-- Data provided --
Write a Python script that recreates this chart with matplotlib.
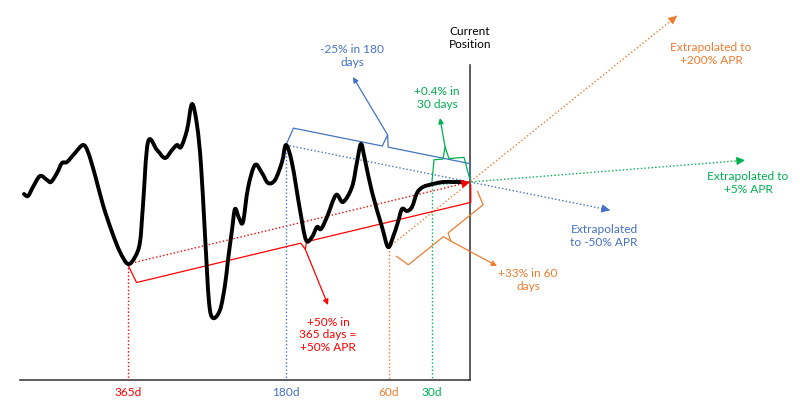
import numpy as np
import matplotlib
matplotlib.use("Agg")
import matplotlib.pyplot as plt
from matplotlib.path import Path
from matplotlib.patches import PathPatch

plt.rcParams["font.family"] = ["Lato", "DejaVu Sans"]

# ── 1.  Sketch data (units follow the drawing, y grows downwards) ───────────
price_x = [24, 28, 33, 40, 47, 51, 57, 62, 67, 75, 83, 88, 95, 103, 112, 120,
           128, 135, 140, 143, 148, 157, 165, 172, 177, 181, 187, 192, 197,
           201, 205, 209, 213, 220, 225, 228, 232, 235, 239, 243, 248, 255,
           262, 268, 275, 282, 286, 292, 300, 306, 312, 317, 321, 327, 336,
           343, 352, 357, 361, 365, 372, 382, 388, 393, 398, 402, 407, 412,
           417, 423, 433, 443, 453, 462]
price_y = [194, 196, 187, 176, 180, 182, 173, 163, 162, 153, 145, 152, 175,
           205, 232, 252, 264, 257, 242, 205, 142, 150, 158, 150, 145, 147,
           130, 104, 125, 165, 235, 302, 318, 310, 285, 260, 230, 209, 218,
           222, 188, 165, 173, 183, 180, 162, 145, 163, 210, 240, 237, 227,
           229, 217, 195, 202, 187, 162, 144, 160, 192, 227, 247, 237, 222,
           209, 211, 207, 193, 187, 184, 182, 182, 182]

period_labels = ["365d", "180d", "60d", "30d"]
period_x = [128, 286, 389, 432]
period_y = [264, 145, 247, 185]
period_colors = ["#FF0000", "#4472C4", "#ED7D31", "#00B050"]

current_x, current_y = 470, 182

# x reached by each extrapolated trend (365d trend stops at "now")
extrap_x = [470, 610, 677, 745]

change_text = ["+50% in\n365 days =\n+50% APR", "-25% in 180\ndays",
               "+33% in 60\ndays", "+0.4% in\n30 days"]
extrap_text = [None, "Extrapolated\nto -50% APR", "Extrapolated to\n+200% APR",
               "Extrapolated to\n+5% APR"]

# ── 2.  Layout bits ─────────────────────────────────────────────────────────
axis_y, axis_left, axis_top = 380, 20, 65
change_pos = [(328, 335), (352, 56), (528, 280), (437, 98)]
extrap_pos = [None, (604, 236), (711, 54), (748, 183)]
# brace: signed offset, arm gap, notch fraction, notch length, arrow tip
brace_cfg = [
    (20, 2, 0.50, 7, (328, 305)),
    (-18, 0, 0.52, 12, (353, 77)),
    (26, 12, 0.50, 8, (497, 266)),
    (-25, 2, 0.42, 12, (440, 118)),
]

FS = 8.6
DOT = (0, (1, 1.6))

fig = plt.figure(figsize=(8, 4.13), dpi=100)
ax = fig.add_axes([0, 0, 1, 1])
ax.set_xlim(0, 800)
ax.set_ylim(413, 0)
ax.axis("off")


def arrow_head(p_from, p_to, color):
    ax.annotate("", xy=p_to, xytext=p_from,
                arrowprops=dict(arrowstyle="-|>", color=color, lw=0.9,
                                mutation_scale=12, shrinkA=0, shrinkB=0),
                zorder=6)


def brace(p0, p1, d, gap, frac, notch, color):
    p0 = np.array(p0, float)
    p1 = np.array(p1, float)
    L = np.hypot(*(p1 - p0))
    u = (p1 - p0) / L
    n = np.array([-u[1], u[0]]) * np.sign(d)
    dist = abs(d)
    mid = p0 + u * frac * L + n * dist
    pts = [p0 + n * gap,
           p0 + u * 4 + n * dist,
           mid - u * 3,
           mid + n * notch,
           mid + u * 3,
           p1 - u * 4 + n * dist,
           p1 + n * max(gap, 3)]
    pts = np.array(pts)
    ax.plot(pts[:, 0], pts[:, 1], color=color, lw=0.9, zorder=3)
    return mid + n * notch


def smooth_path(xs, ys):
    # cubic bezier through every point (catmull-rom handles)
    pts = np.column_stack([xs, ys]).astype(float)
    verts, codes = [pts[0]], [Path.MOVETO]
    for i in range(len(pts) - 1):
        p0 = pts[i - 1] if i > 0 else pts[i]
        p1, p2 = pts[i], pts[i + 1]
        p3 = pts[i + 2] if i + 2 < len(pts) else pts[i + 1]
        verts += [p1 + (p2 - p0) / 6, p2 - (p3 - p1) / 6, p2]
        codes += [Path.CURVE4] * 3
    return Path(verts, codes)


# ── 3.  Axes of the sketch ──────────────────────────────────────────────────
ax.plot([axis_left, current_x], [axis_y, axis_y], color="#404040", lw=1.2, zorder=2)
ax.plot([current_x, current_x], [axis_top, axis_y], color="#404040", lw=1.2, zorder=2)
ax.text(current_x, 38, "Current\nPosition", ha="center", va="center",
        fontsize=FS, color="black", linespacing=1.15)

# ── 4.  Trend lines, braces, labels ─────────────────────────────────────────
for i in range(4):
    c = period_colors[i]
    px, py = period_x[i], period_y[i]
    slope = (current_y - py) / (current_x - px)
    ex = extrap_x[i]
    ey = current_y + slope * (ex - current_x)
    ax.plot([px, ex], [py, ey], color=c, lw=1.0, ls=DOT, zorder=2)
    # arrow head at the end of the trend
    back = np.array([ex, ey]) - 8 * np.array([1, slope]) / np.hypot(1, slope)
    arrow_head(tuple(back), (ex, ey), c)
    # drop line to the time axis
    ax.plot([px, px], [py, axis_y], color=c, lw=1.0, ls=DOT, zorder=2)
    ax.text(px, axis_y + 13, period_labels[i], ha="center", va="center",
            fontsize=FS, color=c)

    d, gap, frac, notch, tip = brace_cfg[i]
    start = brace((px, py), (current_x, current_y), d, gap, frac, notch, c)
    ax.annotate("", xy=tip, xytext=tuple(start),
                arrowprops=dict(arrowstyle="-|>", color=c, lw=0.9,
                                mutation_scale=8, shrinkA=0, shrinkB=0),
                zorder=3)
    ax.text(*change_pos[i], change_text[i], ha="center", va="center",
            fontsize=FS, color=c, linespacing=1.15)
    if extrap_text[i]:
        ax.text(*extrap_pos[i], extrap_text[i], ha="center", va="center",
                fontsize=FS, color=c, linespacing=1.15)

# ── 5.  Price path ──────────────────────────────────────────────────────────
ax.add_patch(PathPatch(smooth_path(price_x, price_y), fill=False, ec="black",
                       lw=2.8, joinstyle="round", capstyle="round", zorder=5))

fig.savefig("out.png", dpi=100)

-- What the task asks --
Extract every line of the data exactly; pictures stay out.

-- Reply --
Write a Python script that recreates this chart with matplotlib.
import numpy as np
import matplotlib
matplotlib.use("Agg")
import matplotlib.pyplot as plt
from matplotlib.path import Path
from matplotlib.patches import PathPatch

plt.rcParams["font.family"] = ["Lato", "DejaVu Sans"]

# ── 1.  Sketch data (units follow the drawing, y grows downwards) ───────────
price_x = [24, 28, 33, 40, 47, 51, 57, 62, 67, 75, 83, 88, 95, 103, 112, 120,
           128, 135, 140, 143, 148, 157, 165, 172, 177, 181, 187, 192, 197,
           201, 205, 209, 213, 220, 225, 228, 232, 235, 239, 243, 248, 255,
           262, 268, 275, 282, 286, 292, 300, 306, 312, 317, 321, 327, 336,
           343, 352, 357, 361, 365, 372, 382, 388, 393, 398, 402, 407, 412,
           417, 423, 433, 443, 453, 462]
price_y = [194, 196, 187, 176, 180, 182, 173, 163, 162, 153, 145, 152, 175,
           205, 232, 252, 264, 257, 242, 205, 142, 150, 158, 150, 145, 147,
           130, 104, 125, 165, 235, 302, 318, 310, 285, 260, 230, 209, 218,
           222, 188, 165, 173, 183, 180, 162, 145, 163, 210, 240, 237, 227,
           229, 217, 195, 202, 187, 162, 144, 160, 192, 227, 247, 237, 222,
           209, 211, 207, 193, 187, 184, 182, 182, 182]

period_labels = ["365d", "180d", "60d", "30d"]
period_x = [128, 286, 389, 432]
period_y = [264, 145, 247, 185]
period_colors = ["#FF0000", "#4472C4", "#ED7D31", "#00B050"]

current_x, current_y = 470, 182

# x reached by each extrapolated trend (365d trend stops at "now")
extrap_x = [470, 610, 677, 745]

change_text = ["+50% in\n365 days =\n+50% APR", "-25% in 180\ndays",
               "+33% in 60\ndays", "+0.4% in\n30 days"]
extrap_text = [None, "Extrapolated\nto -50% APR", "Extrapolated to\n+200% APR",
               "Extrapolated to\n+5% APR"]

# ── 2.  Layout bits ─────────────────────────────────────────────────────────
axis_y, axis_left, axis_top = 380, 20, 65
change_pos = [(328, 335), (352, 56), (528, 280), (437, 98)]
extrap_pos = [None, (604, 236), (711, 54), (748, 183)]
# brace: signed offset, arm gap, notch fraction, notch length, arrow tip
brace_cfg = [
    (20, 2, 0.50, 7, (328, 305)),
    (-18, 0, 0.52, 12, (353, 77)),
    (26, 12, 0.50, 8, (497, 266)),
    (-25, 2, 0.42, 12, (440, 118)),
]

FS = 8.6
DOT = (0, (1, 1.6))

fig = plt.figure(figsize=(8, 4.13), dpi=100)
ax = fig.add_axes([0, 0, 1, 1])
ax.set_xlim(0, 800)
ax.set_ylim(413, 0)
ax.axis("off")


def arrow_head(p_from, p_to, color):
    ax.annotate("", xy=p_to, xytext=p_from,
                arrowprops=dict(arrowstyle="-|>", color=color, lw=0.9,
                                mutation_scale=12, shrinkA=0, shrinkB=0),
                zorder=6)


def brace(p0, p1, d, gap, frac, notch, color):
    p0 = np.array(p0, float)
    p1 = np.array(p1, float)
    L = np.hypot(*(p1 - p0))
    u = (p1 - p0) / L
    n = np.array([-u[1], u[0]]) * np.sign(d)
    dist = abs(d)
    mid = p0 + u * frac * L + n * dist
    pts = [p0 + n * gap,
           p0 + u * 4 + n * dist,
           mid - u * 3,
           mid + n * notch,
           mid + u * 3,
           p1 - u * 4 + n * dist,
           p1 + n * max(gap, 3)]
    pts = np.array(pts)
    ax.plot(pts[:, 0], pts[:, 1], color=color, lw=0.9, zorder=3)
    return mid + n * notch


def smooth_path(xs, ys):
    # cubic bezier through every point (catmull-rom handles)
    pts = np.column_stack([xs, ys]).astype(float)
    verts, codes = [pts[0]], [Path.MOVETO]
    for i in range(len(pts) - 1):
        p0 = pts[i - 1] if i > 0 else pts[i]
        p1, p2 = pts[i], pts[i + 1]
        p3 = pts[i + 2] if i + 2 < len(pts) else pts[i + 1]
        verts += [p1 + (p2 - p0) / 6, p2 - (p3 - p1) / 6, p2]
        codes += [Path.CURVE4] * 3
    return Path(verts, codes)


# ── 3.  Axes of the sketch ──────────────────────────────────────────────────
ax.plot([axis_left, current_x], [axis_y, axis_y], color="#404040", lw=1.2, zorder=2)
ax.plot([current_x, current_x], [axis_top, axis_y], color="#404040", lw=1.2, zorder=2)
ax.text(current_x, 38, "Current\nPosition", ha="center", va="center",
        fontsize=FS, color="black", linespacing=1.15)

# ── 4.  Trend lines, braces, labels ─────────────────────────────────────────
for i in range(4):
    c = period_colors[i]
    px, py = period_x[i], period_y[i]
    slope = (current_y - py) / (current_x - px)
    ex = extrap_x[i]
    ey = current_y + slope * (ex - current_x)
    ax.plot([px, ex], [py, ey], color=c, lw=1.0, ls=DOT, zorder=2)
    # arrow head at the end of the trend
    back = np.array([ex, ey]) - 8 * np.array([1, slope]) / np.hypot(1, slope)
    arrow_head(tuple(back), (ex, ey), c)
    # drop line to the time axis
    ax.plot([px, px], [py, axis_y], color=c, lw=1.0, ls=DOT, zorder=2)
    ax.text(px, axis_y + 13, period_labels[i], ha="center", va="center",
            fontsize=FS, color=c)

    d, gap, frac, notch, tip = brace_cfg[i]
    start = brace((px, py), (current_x, current_y), d, gap, frac, notch, c)
    ax.annotate("", xy=tip, xytext=tuple(start),
                arrowprops=dict(arrowstyle="-|>", color=c, lw=0.9,
                                mutation_scale=8, shrinkA=0, shrinkB=0),
                zorder=3)
    ax.text(*change_pos[i], change_text[i], ha="center", va="center",
            fontsize=FS, color=c, linespacing=1.15)
    if extrap_text[i]:
        ax.text(*extrap_pos[i], extrap_text[i], ha="center", va="center",
                fontsize=FS, color=c, linespacing=1.15)

# ── 5.  Price path ──────────────────────────────────────────────────────────
ax.add_patch(PathPatch(smooth_path(price_x, price_y), fill=False, ec="black",
                       lw=2.8, joinstyle="round", capstyle="round", zorder=5))

fig.savefig("out.png", dpi=100)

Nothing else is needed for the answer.